* **Source excerpt**
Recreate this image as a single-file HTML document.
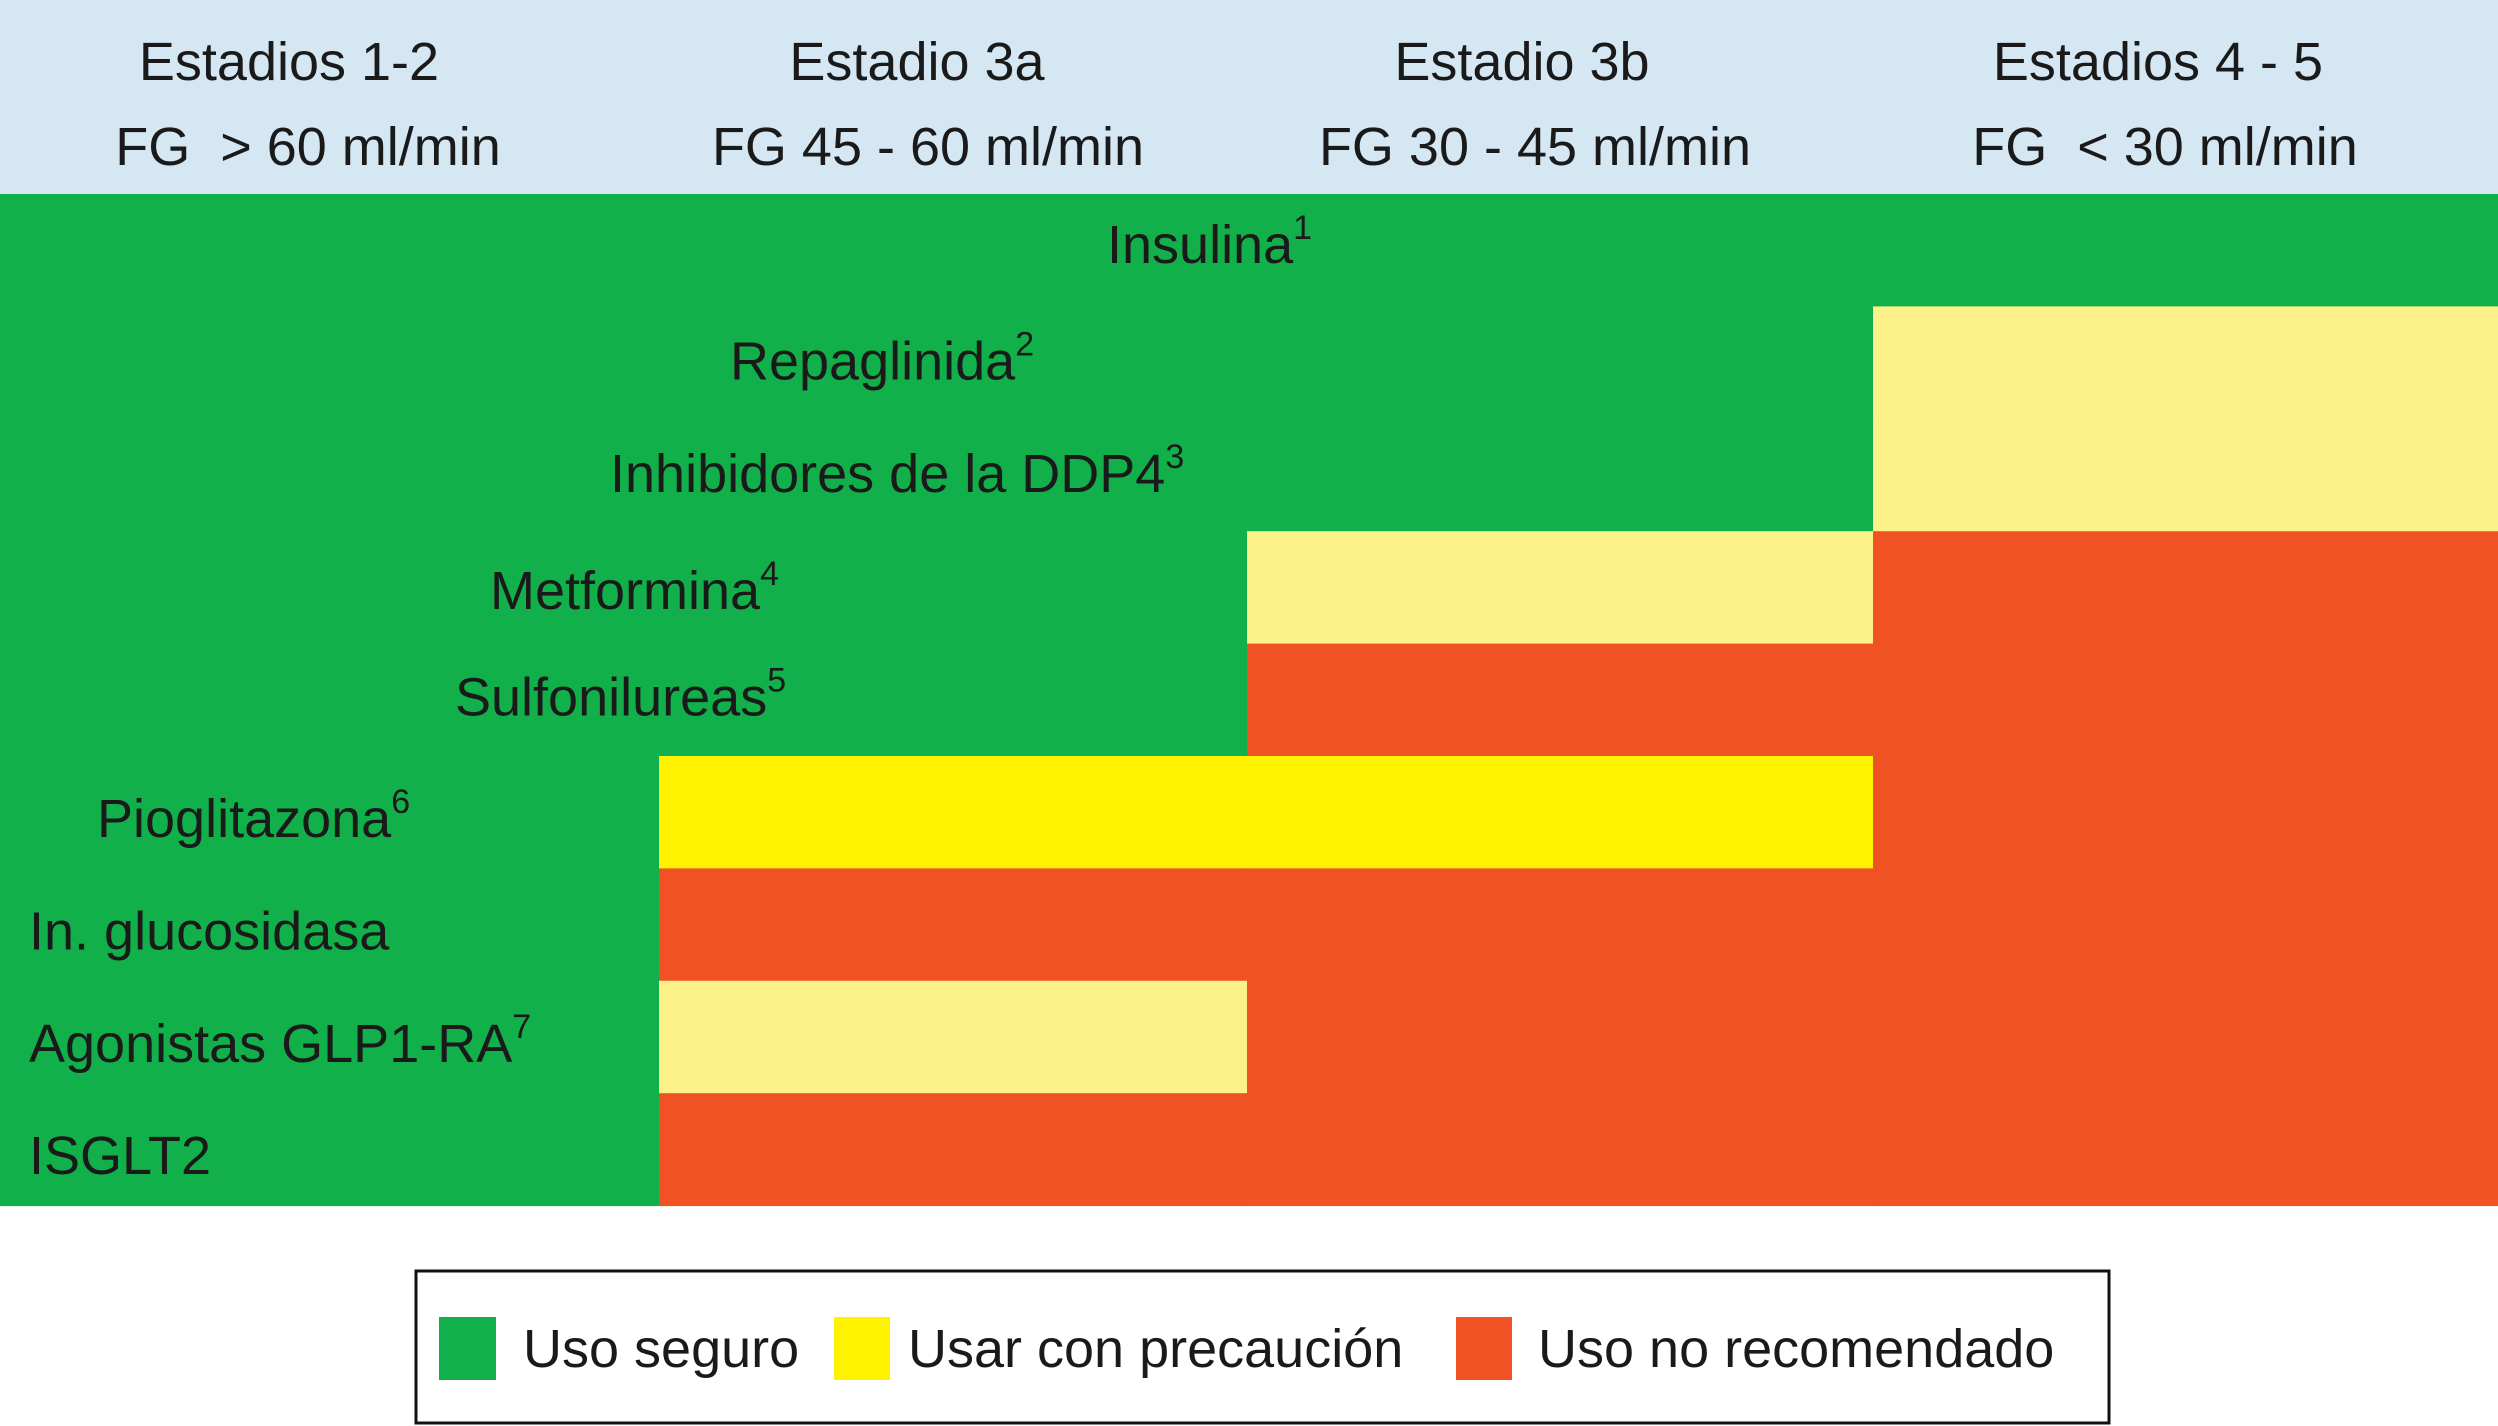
<!DOCTYPE html>
<html><head><meta charset="utf-8"><style>
html,body{margin:0;padding:0;background:#fff;}
svg{display:block;font-family:"Liberation Sans",Arial,sans-serif;}
text{white-space:pre;}
</style></head><body>
<svg id="chart" width="2498" height="1426" viewBox="0 0 2498 1426" xmlns="http://www.w3.org/2000/svg">
<rect x="0" y="0" width="2498" height="194" fill="#d5e7f3"/>
<g id="header"></g>
<g id="cells"></g>
<g id="labels"></g>
<g>
<rect x="416" y="1271" width="1693" height="152" fill="#fff" stroke="#111" stroke-width="3"/>
<rect x="439" y="1317" width="57" height="63" fill="#12b04b"/>
<text x="523" y="1367" font-size="54" fill="#1a1a1a">Uso seguro</text>
<rect x="834" y="1317" width="56" height="63" fill="#fff200"/>
<text x="908" y="1367" font-size="54" fill="#1a1a1a">Usar con precaución</text>
<rect x="1456" y="1317" width="56" height="63" fill="#f05224"/>
<text x="1538" y="1367" font-size="54" fill="#1a1a1a">Uso no recomendado</text>
</g>
</svg>
<script>
const stages = ["Estadios 1-2","Estadio 3a","Estadio 3b","Estadios 4 - 5"];
const stageRanges = ["FG  > 60 ml/min","FG 45 - 60 ml/min","FG 30 - 45 ml/min","FG  < 30 ml/min"];
const drugs = ["Insulina","Repaglinida","Inhibidores de la DDP4","Metformina","Sulfonilureas","Pioglitazona","In. glucosidasa","Agonistas GLP1-RA","ISGLT2"];
const footnotes = ["1","2","3","4","5","6","","7",""];
// G = safe, P = caution (pale), Y = caution, R = not recommended
const statusRows = [
 ["G","G","G","G"],
 ["G","G","G","P"],
 ["G","G","G","P"],
 ["G","G","P","R"],
 ["G","G","R","R"],
 ["G","Y","Y","R"],
 ["G","R","R","R"],
 ["G","P","R","R"],
 ["G","R","R","R"]
];
const NS="http://www.w3.org/2000/svg";
const colors={G:"#12b04b",P:"#fdf28a",Y:"#fff200",R:"#f05224"};
const colEdges=[0,659,1247,1873,2498];
const top0=194, rowH=112.4;
const labelX=[1107,730,610,490,455,97,29,29,29];
const labelDy=[69,73,73,78,72,81,81,81,81];
function xCol(i){return colEdges[i];}
function yRow(r){return top0+r*rowH;}
const hg=document.getElementById('header'), cg=document.getElementById('cells'), lg=document.getElementById('labels');
const h1c=[289,917,1522,2158], h2c=[308,928,1535,2165];
stages.forEach((s,i)=>{
 const t=document.createElementNS(NS,'text');
 
 
 t.setAttribute('x',h1c[i]);t.setAttribute('y',80);t.setAttribute('text-anchor','middle');
 t.setAttribute('font-size','54');t.setAttribute('fill','#1a1a1a');t.textContent=s;hg.appendChild(t);
 const t2=document.createElementNS(NS,'text');
 
 
 t2.setAttribute('x',h2c[i]);t2.setAttribute('y',165);t2.setAttribute('text-anchor','middle');
 t2.setAttribute('font-size','54');t2.setAttribute('fill','#1a1a1a');t2.textContent=stageRanges[i];hg.appendChild(t2);
});
statusRows.forEach((row,r)=>{
 row.forEach((s,c)=>{
  const rc=document.createElementNS(NS,'rect');
  
  
  rc.setAttribute('x',xCol(c));rc.setAttribute('y',yRow(r));
  rc.setAttribute('width',xCol(c+1)-xCol(c)+0.5);rc.setAttribute('height',rowH+0.5);
  rc.setAttribute('fill',colors[s]);cg.appendChild(rc);
 });
 const t=document.createElementNS(NS,'text');
 
 
 t.setAttribute('x',labelX[r]);t.setAttribute('y',yRow(r)+labelDy[r]);
 t.setAttribute('font-size','54');t.setAttribute('fill','#1a1a1a');
 t.appendChild(document.createTextNode(drugs[r]));
 if(footnotes[r]){
  const sp=document.createElementNS(NS,'tspan');
  sp.setAttribute('font-size','34');sp.setAttribute('dy','-24');sp.textContent=footnotes[r];t.appendChild(sp);
 }
 lg.appendChild(t);
});
</script>
</body></html>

* **Task statement**
Leave out all pictures, then copy the remaining material exactly.

* **Reply**
Recreate this image as a single-file HTML document.
<!DOCTYPE html>
<html><head><meta charset="utf-8"><style>
html,body{margin:0;padding:0;background:#fff;}
svg{display:block;font-family:"Liberation Sans",Arial,sans-serif;}
text{white-space:pre;}
</style></head><body>
<svg id="chart" width="2498" height="1426" viewBox="0 0 2498 1426" xmlns="http://www.w3.org/2000/svg">
<rect x="0" y="0" width="2498" height="194" fill="#d5e7f3"/>
<g id="header"></g>
<g id="cells"></g>
<g id="labels"></g>
<g>
<rect x="416" y="1271" width="1693" height="152" fill="#fff" stroke="#111" stroke-width="3"/>
<rect x="439" y="1317" width="57" height="63" fill="#12b04b"/>
<text x="523" y="1367" font-size="54" fill="#1a1a1a">Uso seguro</text>
<rect x="834" y="1317" width="56" height="63" fill="#fff200"/>
<text x="908" y="1367" font-size="54" fill="#1a1a1a">Usar con precaución</text>
<rect x="1456" y="1317" width="56" height="63" fill="#f05224"/>
<text x="1538" y="1367" font-size="54" fill="#1a1a1a">Uso no recomendado</text>
</g>
</svg>
<script>
const stages = ["Estadios 1-2","Estadio 3a","Estadio 3b","Estadios 4 - 5"];
const stageRanges = ["FG  > 60 ml/min","FG 45 - 60 ml/min","FG 30 - 45 ml/min","FG  < 30 ml/min"];
const drugs = ["Insulina","Repaglinida","Inhibidores de la DDP4","Metformina","Sulfonilureas","Pioglitazona","In. glucosidasa","Agonistas GLP1-RA","ISGLT2"];
const footnotes = ["1","2","3","4","5","6","","7",""];
// G = safe, P = caution (pale), Y = caution, R = not recommended
const statusRows = [
 ["G","G","G","G"],
 ["G","G","G","P"],
 ["G","G","G","P"],
 ["G","G","P","R"],
 ["G","G","R","R"],
 ["G","Y","Y","R"],
 ["G","R","R","R"],
 ["G","P","R","R"],
 ["G","R","R","R"]
];
const NS="http://www.w3.org/2000/svg";
const colors={G:"#12b04b",P:"#fdf28a",Y:"#fff200",R:"#f05224"};
const colEdges=[0,659,1247,1873,2498];
const top0=194, rowH=112.4;
const labelX=[1107,730,610,490,455,97,29,29,29];
const labelDy=[69,73,73,78,72,81,81,81,81];
function xCol(i){return colEdges[i];}
function yRow(r){return top0+r*rowH;}
const hg=document.getElementById('header'), cg=document.getElementById('cells'), lg=document.getElementById('labels');
const h1c=[289,917,1522,2158], h2c=[308,928,1535,2165];
stages.forEach((s,i)=>{
 const t=document.createElementNS(NS,'text');
 
 
 t.setAttribute('x',h1c[i]);t.setAttribute('y',80);t.setAttribute('text-anchor','middle');
 t.setAttribute('font-size','54');t.setAttribute('fill','#1a1a1a');t.textContent=s;hg.appendChild(t);
 const t2=document.createElementNS(NS,'text');
 
 
 t2.setAttribute('x',h2c[i]);t2.setAttribute('y',165);t2.setAttribute('text-anchor','middle');
 t2.setAttribute('font-size','54');t2.setAttribute('fill','#1a1a1a');t2.textContent=stageRanges[i];hg.appendChild(t2);
});
statusRows.forEach((row,r)=>{
 row.forEach((s,c)=>{
  const rc=document.createElementNS(NS,'rect');
  
  
  rc.setAttribute('x',xCol(c));rc.setAttribute('y',yRow(r));
  rc.setAttribute('width',xCol(c+1)-xCol(c)+0.5);rc.setAttribute('height',rowH+0.5);
  rc.setAttribute('fill',colors[s]);cg.appendChild(rc);
 });
 const t=document.createElementNS(NS,'text');
 
 
 t.setAttribute('x',labelX[r]);t.setAttribute('y',yRow(r)+labelDy[r]);
 t.setAttribute('font-size','54');t.setAttribute('fill','#1a1a1a');
 t.appendChild(document.createTextNode(drugs[r]));
 if(footnotes[r]){
  const sp=document.createElementNS(NS,'tspan');
  sp.setAttribute('font-size','34');sp.setAttribute('dy','-24');sp.textContent=footnotes[r];t.appendChild(sp);
 }
 lg.appendChild(t);
});
</script>
</body></html>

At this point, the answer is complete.